The agreement was signed by Minister of Planning and International Cooperation Ibrahim Sayf on behalf of the Jordanian government and by World Bank director for the Middle East and North Africa, Farid Belhaj.
Sayf stressed the importance of the World Bank in helping Jordan cope with this crisis, as well as other issues. He said Jordan viewed the World Bank as a strategic partner in advancing economic development and achieving Jordan’s national interests. He added that this loan was part of the World Bank efforts to help Jordan deal with economic challenges and pressures that resulted from current regional issues, especially the situation in Syria.
He highlighted the direct and indirect impact of the ongoing problem of receiving Syrian refugees, and providing them with services and humanitarian needs, resulting in a heavy burden on the budget, as well as water, education, health and energy sectors.
Jordan is estimated to be currently home to just over half a million Syrian refugees, compared to a native Jordanian population of 6.5 million.
Belhaj expressed appreciation for the progress made in the implementation of various reform plans in Jordan. He said the World Bank also appreciated Jordan’s efforts in hosting Syrians and the implementation of an open-door policy, but also appreciated the financial difficulties Jordan was going through.

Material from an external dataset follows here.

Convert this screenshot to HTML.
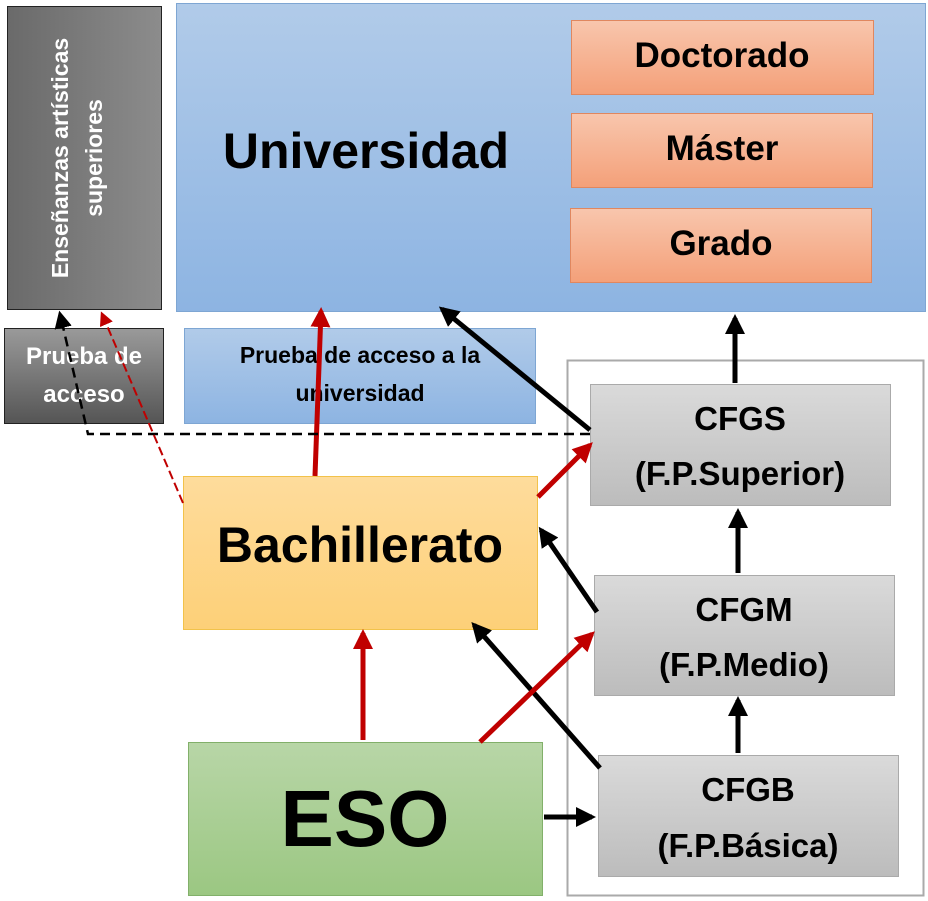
<!DOCTYPE html>
<html><head><meta charset="utf-8"><style>body{margin:0;background:#fff}svg{display:block}text{font-family:"Liberation Sans",sans-serif;font-weight:bold}</style></head><body>
<svg width="928" height="901" viewBox="0 0 928 901" xmlns="http://www.w3.org/2000/svg">
<defs>
<linearGradient id="gA" x1="0" y1="0" x2="1" y2="0"><stop offset="0" stop-color="#6a6a6a"/><stop offset="1" stop-color="#8c8c8c"/></linearGradient>
<linearGradient id="gP" x1="0" y1="0" x2="0" y2="1"><stop offset="0" stop-color="#9a9a9a"/><stop offset="1" stop-color="#555"/></linearGradient>
<linearGradient id="gB" x1="0" y1="0" x2="0" y2="1"><stop offset="0" stop-color="#b1cbe9"/><stop offset="1" stop-color="#8db4e2"/></linearGradient>
<linearGradient id="gS" x1="0" y1="0" x2="0" y2="1"><stop offset="0" stop-color="#f8c6ad"/><stop offset="1" stop-color="#f4a079"/></linearGradient>
<linearGradient id="gG" x1="0" y1="0" x2="0" y2="1"><stop offset="0" stop-color="#dadada"/><stop offset="1" stop-color="#bcbcbc"/></linearGradient>
<linearGradient id="gY" x1="0" y1="0" x2="0" y2="1"><stop offset="0" stop-color="#fedc9c"/><stop offset="1" stop-color="#fdd078"/></linearGradient>
<linearGradient id="gE" x1="0" y1="0" x2="0" y2="1"><stop offset="0" stop-color="#b8d6a7"/><stop offset="1" stop-color="#9bc782"/></linearGradient>
<marker id="mk" viewBox="0 0 10 10" refX="8" refY="5" markerWidth="4" markerHeight="4" orient="auto"><path d="M0,0L10,5L0,10z" fill="#000"/></marker>
<marker id="mr" viewBox="0 0 10 10" refX="8" refY="5" markerWidth="4" markerHeight="4" orient="auto"><path d="M0,0L10,5L0,10z" fill="#c00000"/></marker>
<marker id="mks" viewBox="0 0 10 10" refX="8" refY="5" markerWidth="7" markerHeight="7" orient="auto"><path d="M0,0L10,5L0,10z" fill="#000"/></marker>
<marker id="mrs" viewBox="0 0 10 10" refX="8" refY="5" markerWidth="7" markerHeight="7" orient="auto"><path d="M0,0L10,5L0,10z" fill="#c00000"/></marker>
</defs>
<rect x="7.5" y="6.5" width="154" height="303" fill="url(#gA)" stroke="#222"/>
<text transform="translate(68,158) rotate(-90)" text-anchor="middle" font-size="23" fill="#fff">Enseñanzas artísticas</text>
<text transform="translate(102,158) rotate(-90)" text-anchor="middle" font-size="23" fill="#fff">superiores</text>
<rect x="4.5" y="328.5" width="159" height="95" fill="url(#gP)" stroke="#222"/>
<text x="84" y="364" text-anchor="middle" font-size="24" fill="#fff">Prueba de</text>
<text x="84" y="402" text-anchor="middle" font-size="24" fill="#fff">acceso</text>
<rect x="176.5" y="3.5" width="749" height="308" fill="url(#gB)" stroke="#7ea6d3"/>
<text x="366" y="168" text-anchor="middle" font-size="50" fill="#000">Universidad</text>
<rect x="571.5" y="20.5" width="302" height="74" fill="url(#gS)" stroke="#e0875f"/>
<text x="722" y="67" text-anchor="middle" font-size="35">Doctorado</text>
<rect x="571.5" y="113.5" width="301" height="74" fill="url(#gS)" stroke="#e0875f"/>
<text x="722" y="160" text-anchor="middle" font-size="35">Máster</text>
<rect x="570.5" y="208.5" width="301" height="74" fill="url(#gS)" stroke="#e0875f"/>
<text x="721" y="255" text-anchor="middle" font-size="35">Grado</text>
<rect x="184.5" y="328.5" width="351" height="95" fill="url(#gB)" stroke="#7ea6d3"/>
<text x="360" y="363" text-anchor="middle" font-size="23">Prueba de acceso a la</text>
<text x="360" y="401" text-anchor="middle" font-size="23">universidad</text>
<rect x="567.5" y="360.5" width="356" height="535" fill="#fff" stroke="#aaa" stroke-width="2"/>
<rect x="590.5" y="384.5" width="300" height="121" fill="url(#gG)" stroke="#aaa"/>
<text x="740" y="430" text-anchor="middle" font-size="33">CFGS</text>
<text x="740" y="485" text-anchor="middle" font-size="33">(F.P.Superior)</text>
<rect x="594.5" y="575.5" width="300" height="120" fill="url(#gG)" stroke="#aaa"/>
<text x="744" y="621" text-anchor="middle" font-size="33">CFGM</text>
<text x="744" y="676" text-anchor="middle" font-size="33">(F.P.Medio)</text>
<rect x="598.5" y="755.5" width="300" height="121" fill="url(#gG)" stroke="#aaa"/>
<text x="748" y="801" text-anchor="middle" font-size="33">CFGB</text>
<text x="748" y="857" text-anchor="middle" font-size="33">(F.P.Básica)</text>
<rect x="183.5" y="476.5" width="354" height="153" fill="url(#gY)" stroke="#f2c24a"/>
<text x="360" y="562" text-anchor="middle" font-size="50">Bachillerato</text>
<rect x="188.5" y="742.5" width="354" height="153" fill="url(#gE)" stroke="#82b06a"/>
<text x="365" y="846" text-anchor="middle" font-size="80">ESO</text>
<g stroke="#000" stroke-width="5" fill="none" marker-end="url(#mk)">
<line x1="735" y1="383" x2="735" y2="318"/>
<line x1="738" y1="573" x2="738" y2="512"/>
<line x1="738" y1="753" x2="738" y2="700"/>
<line x1="544" y1="817" x2="592" y2="817"/>
<line x1="590" y1="430" x2="442" y2="309"/>
<line x1="597" y1="612" x2="541" y2="530"/>
<line x1="600" y1="768" x2="474" y2="625"/>
</g>
<g stroke="#c00000" stroke-width="5" fill="none" marker-end="url(#mr)">
<line x1="315" y1="476" x2="321" y2="311"/>
<line x1="363" y1="740" x2="363" y2="633"/>
<line x1="480" y1="742" x2="592" y2="634"/>
<line x1="538" y1="497" x2="590" y2="445"/>
</g>
<polyline points="590,434 88,434 60,314" fill="none" stroke="#000" stroke-width="2.5" stroke-dasharray="10,6" marker-end="url(#mks)"/>
<line x1="183" y1="503" x2="102" y2="314" stroke="#c00000" stroke-width="2" stroke-dasharray="9,4" marker-end="url(#mrs)"/>
</svg>
</body></html>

Belhaj emphasized the World Bank’s commitment to provide Jordan with technical and financial aid programs in all fields to enable it to achieve growth and sustainable development, and contribute to strengthening relations between the two parties.
The loan will fund two sectors: health, and government subsidies. In the health sector, the program will fund medicines and vaccinations, and will fund treatment for Jordanians outside the Ministry of Health facilities.
This is related to Jordanians transferred from Ministry of Health facilities to the private sector due to the inability of these facilities to absorb Jordanians because they are overcrowded with Syrians.
The government subsidies program will be aimed at two products. Part of the aid will go to bread, the rest to gas for domestic heating and cooking.
This loan will be a long-term loan with a long period of repayment and a low rate of interest, which is relatively less than those offered by other financial institutions. The loan will be handled by the Ministry of Finance, where 40 percent of the loan will be spent with retrospective effect, to cover expenses caused by the reception of Syrian refugees in Jordan.